**Provided data:**
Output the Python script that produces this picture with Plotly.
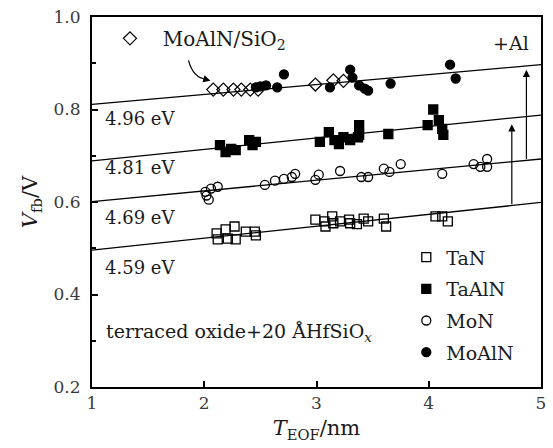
import plotly.graph_objects as go

# Flat-band voltage vs. equivalent oxide thickness for four metal gates
tan_x = [2.11, 2.12, 2.19, 2.21, 2.27, 2.28, 2.37, 2.45, 2.46, 2.99, 3.07, 3.08, 3.14,
         3.15, 3.21, 3.29, 3.30, 3.36, 3.42, 3.46, 3.60, 3.62, 4.06, 4.12, 4.17]
tan_y = [0.532, 0.519, 0.541, 0.521, 0.547, 0.519, 0.536, 0.536, 0.528, 0.562, 0.558,
         0.547, 0.569, 0.554, 0.558, 0.562, 0.554, 0.552, 0.564, 0.558, 0.564, 0.547,
         0.569, 0.569, 0.558]

taaln_x = [2.14, 2.19, 2.24, 2.28, 2.40, 2.43, 2.46, 3.03, 3.11, 3.16, 3.20, 3.24, 3.30,
           3.37, 3.38, 3.38, 3.64, 3.99, 4.04, 4.09, 4.12, 4.13]
taaln_y = [0.723, 0.708, 0.715, 0.712, 0.734, 0.723, 0.730, 0.730, 0.751, 0.734, 0.725,
           0.740, 0.734, 0.740, 0.766, 0.745, 0.747, 0.766, 0.800, 0.777, 0.758, 0.745]

mon_x = [2.01, 2.04, 2.02, 2.06, 2.12, 2.54, 2.63, 2.71, 2.78, 2.81, 2.99, 3.02, 3.21,
         3.40, 3.46, 3.60, 3.65, 3.75, 4.12, 4.40, 4.46, 4.52, 4.52]
mon_y = [0.622, 0.605, 0.614, 0.629, 0.633, 0.637, 0.646, 0.650, 0.654, 0.661, 0.648,
         0.659, 0.667, 0.654, 0.654, 0.672, 0.665, 0.682, 0.661, 0.682, 0.676, 0.693, 0.676]

moaln_x = [2.46, 2.50, 2.55, 2.65, 2.71, 3.12, 3.30, 3.32, 3.38, 3.43, 3.46, 3.66, 4.19, 4.24]
moaln_y = [0.848, 0.850, 0.852, 0.848, 0.876, 0.848, 0.886, 0.869, 0.852, 0.845, 0.841,
           0.856, 0.897, 0.867]

sio2_x = [2.08, 2.17, 2.26, 2.33, 2.41, 2.48, 2.99, 3.15, 3.24]
sio2_y = [0.843, 0.843, 0.843, 0.843, 0.843, 0.843, 0.854, 0.863, 0.862]

# Linear fits: value at T_EOF = 1 nm and 5 nm
fit_x = [1.0, 5.0]
fit_tan = [0.496, 0.599]
fit_mon = [0.601, 0.693]
fit_taaln = [0.689, 0.788]
fit_moaln = [0.811, 0.897]

# Work-function labels for each fitted line
wf_labels = ["4.96 eV", "4.81 eV", "4.69 eV", "4.59 eV"]
wf_label_y = [0.781, 0.674, 0.567, 0.459]

FONT = "DejaVu Serif"
INK = "#1a1a1a"
GREY = "#3a3a3a"

fig = go.Figure()

for fy in [fit_tan, fit_mon, fit_taaln, fit_moaln]:
    fig.add_trace(go.Scatter(x=fit_x, y=fy, mode="lines", showlegend=False,
                             line=dict(color="black", width=1.3), hoverinfo="skip"))

series = [
    ("TaN", tan_x, tan_y, "square-open"),
    ("TaAlN", taaln_x, taaln_y, "square"),
    ("MoN", mon_x, mon_y, "circle-open"),
    ("MoAlN", moaln_x, moaln_y, "circle"),
]
for i, (name, xs, ys, sym) in enumerate(series):
    fig.add_trace(go.Scatter(
        x=xs, y=ys, mode="markers", name=name, legendgroup=f"g{i}",
        marker=dict(symbol=sym, size=9, color="black",
                    line=dict(color="black", width=1.3)),
    ))

fig.add_trace(go.Scatter(
    x=sio2_x, y=sio2_y, mode="markers", name="&nbsp;&nbsp;MoAlN/SiO<sub>2</sub>",
    legend="legend2",
    marker=dict(symbol="diamond-open", size=10, color="black",
                line=dict(color="black", width=1.2)),
))

annotations = []
for txt, yv in zip(wf_labels, wf_label_y):
    annotations.append(dict(x=1.1, y=yv, xref="x", yref="y", text=txt, showarrow=False,
                            xanchor="left", yanchor="middle",
                            font=dict(family=FONT, size=18, color=INK)))

annotations.append(dict(x=4.91, y=0.944, xref="x", yref="y", text="+Al", showarrow=False,
                        xanchor="right", yanchor="middle",
                        font=dict(family=FONT, size=19, color=INK)))
annotations.append(dict(x=1.11, y=0.317, xref="x", yref="y",
                        text="terraced oxide+20 ÅHfSiO<sub><i>x</i></sub>",
                        showarrow=False, xanchor="left", yanchor="middle",
                        font=dict(family=FONT, size=19, color=INK)))

# Vertical arrows showing the shift from Al incorporation
annotations.append(dict(x=4.74, y=0.768, ax=4.74, ay=0.592, xref="x", yref="y",
                        axref="x", ayref="y", text="", showarrow=True,
                        arrowhead=2, arrowsize=1.2, arrowwidth=1.2, arrowcolor="black"))
annotations.append(dict(x=4.87, y=0.886, ax=4.87, ay=0.690, xref="x", yref="y",
                        axref="x", ayref="y", text="", showarrow=True,
                        arrowhead=2, arrowsize=1.2, arrowwidth=1.2, arrowcolor="black"))
# Head of the curved pointer to the SiO2 reference points
annotations.append(dict(x=2.055, y=0.862, ax=2.0, ay=0.866, xref="x", yref="y",
                        axref="x", ayref="y", text="", showarrow=True,
                        arrowhead=2, arrowsize=1.2, arrowwidth=1.2, arrowcolor="black"))

fig.add_shape(type="path", xref="x", yref="y",
              path="M 1.86,0.906 Q 1.90,0.868 2.02,0.865",
              line=dict(color="black", width=1.2))

fig.update_layout(
    width=553, height=448,
    margin=dict(l=92, r=7, t=14, b=61),
    paper_bgcolor="white", plot_bgcolor="white",
    font=dict(family=FONT, size=17, color=INK),
    annotations=annotations,
    legend=dict(x=0.70, y=0.402, xanchor="left", yanchor="top",
                bgcolor="rgba(0,0,0,0)", tracegroupgap=4,
                font=dict(family=FONT, size=19, color=INK)),
    legend2=dict(x=0.04, y=0.995, xanchor="left", yanchor="top",
                 bgcolor="rgba(0,0,0,0)",
                 font=dict(family=FONT, size=20, color=INK)),
)

fig.update_xaxes(range=[1, 5], tickvals=[1, 2, 3, 4, 5], ticks="inside", ticklen=6,
                 tickwidth=1.5, tickcolor="black", showline=True, linewidth=2,
                 linecolor="black", mirror=True, showgrid=False, zeroline=False,
                 tickfont=dict(family=FONT, size=17, color=GREY),
                 title=dict(text="<i>T</i><sub>EOF</sub>/nm", standoff=8,
                            font=dict(family=FONT, size=21, color=INK)))
fig.update_yaxes(range=[0.2, 1.0], tickvals=[0.2, 0.4, 0.6, 0.8, 1.0],
                 tickformat=".1f", ticks="inside", ticklen=6, tickwidth=1.5,
                 tickcolor="black", showline=True, linewidth=2, linecolor="black",
                 mirror=True, showgrid=False, zeroline=False,
                 minor=dict(ticks="inside", dtick=0.1, ticklen=4, tickcolor="black"),
                 ticklabelstandoff=6,
                 tickfont=dict(family=FONT, size=17, color=GREY),
                 title=dict(text="<i>V</i><sub>fb</sub>/V", standoff=10,
                            font=dict(family=FONT, size=21, color=INK)))

fig.write_html("out.html")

**Exercise brief:**
Give the data again exactly as written, with all pictures left out.

**Task output:**
Output the Python script that produces this picture with Plotly.
import plotly.graph_objects as go

# Flat-band voltage vs. equivalent oxide thickness for four metal gates
tan_x = [2.11, 2.12, 2.19, 2.21, 2.27, 2.28, 2.37, 2.45, 2.46, 2.99, 3.07, 3.08, 3.14,
         3.15, 3.21, 3.29, 3.30, 3.36, 3.42, 3.46, 3.60, 3.62, 4.06, 4.12, 4.17]
tan_y = [0.532, 0.519, 0.541, 0.521, 0.547, 0.519, 0.536, 0.536, 0.528, 0.562, 0.558,
         0.547, 0.569, 0.554, 0.558, 0.562, 0.554, 0.552, 0.564, 0.558, 0.564, 0.547,
         0.569, 0.569, 0.558]

taaln_x = [2.14, 2.19, 2.24, 2.28, 2.40, 2.43, 2.46, 3.03, 3.11, 3.16, 3.20, 3.24, 3.30,
           3.37, 3.38, 3.38, 3.64, 3.99, 4.04, 4.09, 4.12, 4.13]
taaln_y = [0.723, 0.708, 0.715, 0.712, 0.734, 0.723, 0.730, 0.730, 0.751, 0.734, 0.725,
           0.740, 0.734, 0.740, 0.766, 0.745, 0.747, 0.766, 0.800, 0.777, 0.758, 0.745]

mon_x = [2.01, 2.04, 2.02, 2.06, 2.12, 2.54, 2.63, 2.71, 2.78, 2.81, 2.99, 3.02, 3.21,
         3.40, 3.46, 3.60, 3.65, 3.75, 4.12, 4.40, 4.46, 4.52, 4.52]
mon_y = [0.622, 0.605, 0.614, 0.629, 0.633, 0.637, 0.646, 0.650, 0.654, 0.661, 0.648,
         0.659, 0.667, 0.654, 0.654, 0.672, 0.665, 0.682, 0.661, 0.682, 0.676, 0.693, 0.676]

moaln_x = [2.46, 2.50, 2.55, 2.65, 2.71, 3.12, 3.30, 3.32, 3.38, 3.43, 3.46, 3.66, 4.19, 4.24]
moaln_y = [0.848, 0.850, 0.852, 0.848, 0.876, 0.848, 0.886, 0.869, 0.852, 0.845, 0.841,
           0.856, 0.897, 0.867]

sio2_x = [2.08, 2.17, 2.26, 2.33, 2.41, 2.48, 2.99, 3.15, 3.24]
sio2_y = [0.843, 0.843, 0.843, 0.843, 0.843, 0.843, 0.854, 0.863, 0.862]

# Linear fits: value at T_EOF = 1 nm and 5 nm
fit_x = [1.0, 5.0]
fit_tan = [0.496, 0.599]
fit_mon = [0.601, 0.693]
fit_taaln = [0.689, 0.788]
fit_moaln = [0.811, 0.897]

# Work-function labels for each fitted line
wf_labels = ["4.96 eV", "4.81 eV", "4.69 eV", "4.59 eV"]
wf_label_y = [0.781, 0.674, 0.567, 0.459]

FONT = "DejaVu Serif"
INK = "#1a1a1a"
GREY = "#3a3a3a"

fig = go.Figure()

for fy in [fit_tan, fit_mon, fit_taaln, fit_moaln]:
    fig.add_trace(go.Scatter(x=fit_x, y=fy, mode="lines", showlegend=False,
                             line=dict(color="black", width=1.3), hoverinfo="skip"))

series = [
    ("TaN", tan_x, tan_y, "square-open"),
    ("TaAlN", taaln_x, taaln_y, "square"),
    ("MoN", mon_x, mon_y, "circle-open"),
    ("MoAlN", moaln_x, moaln_y, "circle"),
]
for i, (name, xs, ys, sym) in enumerate(series):
    fig.add_trace(go.Scatter(
        x=xs, y=ys, mode="markers", name=name, legendgroup=f"g{i}",
        marker=dict(symbol=sym, size=9, color="black",
                    line=dict(color="black", width=1.3)),
    ))

fig.add_trace(go.Scatter(
    x=sio2_x, y=sio2_y, mode="markers", name="&nbsp;&nbsp;MoAlN/SiO<sub>2</sub>",
    legend="legend2",
    marker=dict(symbol="diamond-open", size=10, color="black",
                line=dict(color="black", width=1.2)),
))

annotations = []
for txt, yv in zip(wf_labels, wf_label_y):
    annotations.append(dict(x=1.1, y=yv, xref="x", yref="y", text=txt, showarrow=False,
                            xanchor="left", yanchor="middle",
                            font=dict(family=FONT, size=18, color=INK)))

annotations.append(dict(x=4.91, y=0.944, xref="x", yref="y", text="+Al", showarrow=False,
                        xanchor="right", yanchor="middle",
                        font=dict(family=FONT, size=19, color=INK)))
annotations.append(dict(x=1.11, y=0.317, xref="x", yref="y",
                        text="terraced oxide+20 ÅHfSiO<sub><i>x</i></sub>",
                        showarrow=False, xanchor="left", yanchor="middle",
                        font=dict(family=FONT, size=19, color=INK)))

# Vertical arrows showing the shift from Al incorporation
annotations.append(dict(x=4.74, y=0.768, ax=4.74, ay=0.592, xref="x", yref="y",
                        axref="x", ayref="y", text="", showarrow=True,
                        arrowhead=2, arrowsize=1.2, arrowwidth=1.2, arrowcolor="black"))
annotations.append(dict(x=4.87, y=0.886, ax=4.87, ay=0.690, xref="x", yref="y",
                        axref="x", ayref="y", text="", showarrow=True,
                        arrowhead=2, arrowsize=1.2, arrowwidth=1.2, arrowcolor="black"))
# Head of the curved pointer to the SiO2 reference points
annotations.append(dict(x=2.055, y=0.862, ax=2.0, ay=0.866, xref="x", yref="y",
                        axref="x", ayref="y", text="", showarrow=True,
                        arrowhead=2, arrowsize=1.2, arrowwidth=1.2, arrowcolor="black"))

fig.add_shape(type="path", xref="x", yref="y",
              path="M 1.86,0.906 Q 1.90,0.868 2.02,0.865",
              line=dict(color="black", width=1.2))

fig.update_layout(
    width=553, height=448,
    margin=dict(l=92, r=7, t=14, b=61),
    paper_bgcolor="white", plot_bgcolor="white",
    font=dict(family=FONT, size=17, color=INK),
    annotations=annotations,
    legend=dict(x=0.70, y=0.402, xanchor="left", yanchor="top",
                bgcolor="rgba(0,0,0,0)", tracegroupgap=4,
                font=dict(family=FONT, size=19, color=INK)),
    legend2=dict(x=0.04, y=0.995, xanchor="left", yanchor="top",
                 bgcolor="rgba(0,0,0,0)",
                 font=dict(family=FONT, size=20, color=INK)),
)

fig.update_xaxes(range=[1, 5], tickvals=[1, 2, 3, 4, 5], ticks="inside", ticklen=6,
                 tickwidth=1.5, tickcolor="black", showline=True, linewidth=2,
                 linecolor="black", mirror=True, showgrid=False, zeroline=False,
                 tickfont=dict(family=FONT, size=17, color=GREY),
                 title=dict(text="<i>T</i><sub>EOF</sub>/nm", standoff=8,
                            font=dict(family=FONT, size=21, color=INK)))
fig.update_yaxes(range=[0.2, 1.0], tickvals=[0.2, 0.4, 0.6, 0.8, 1.0],
                 tickformat=".1f", ticks="inside", ticklen=6, tickwidth=1.5,
                 tickcolor="black", showline=True, linewidth=2, linecolor="black",
                 mirror=True, showgrid=False, zeroline=False,
                 minor=dict(ticks="inside", dtick=0.1, ticklen=4, tickcolor="black"),
                 ticklabelstandoff=6,
                 tickfont=dict(family=FONT, size=17, color=GREY),
                 title=dict(text="<i>V</i><sub>fb</sub>/V", standoff=10,
                            font=dict(family=FONT, size=21, color=INK)))

fig.write_html("out.html")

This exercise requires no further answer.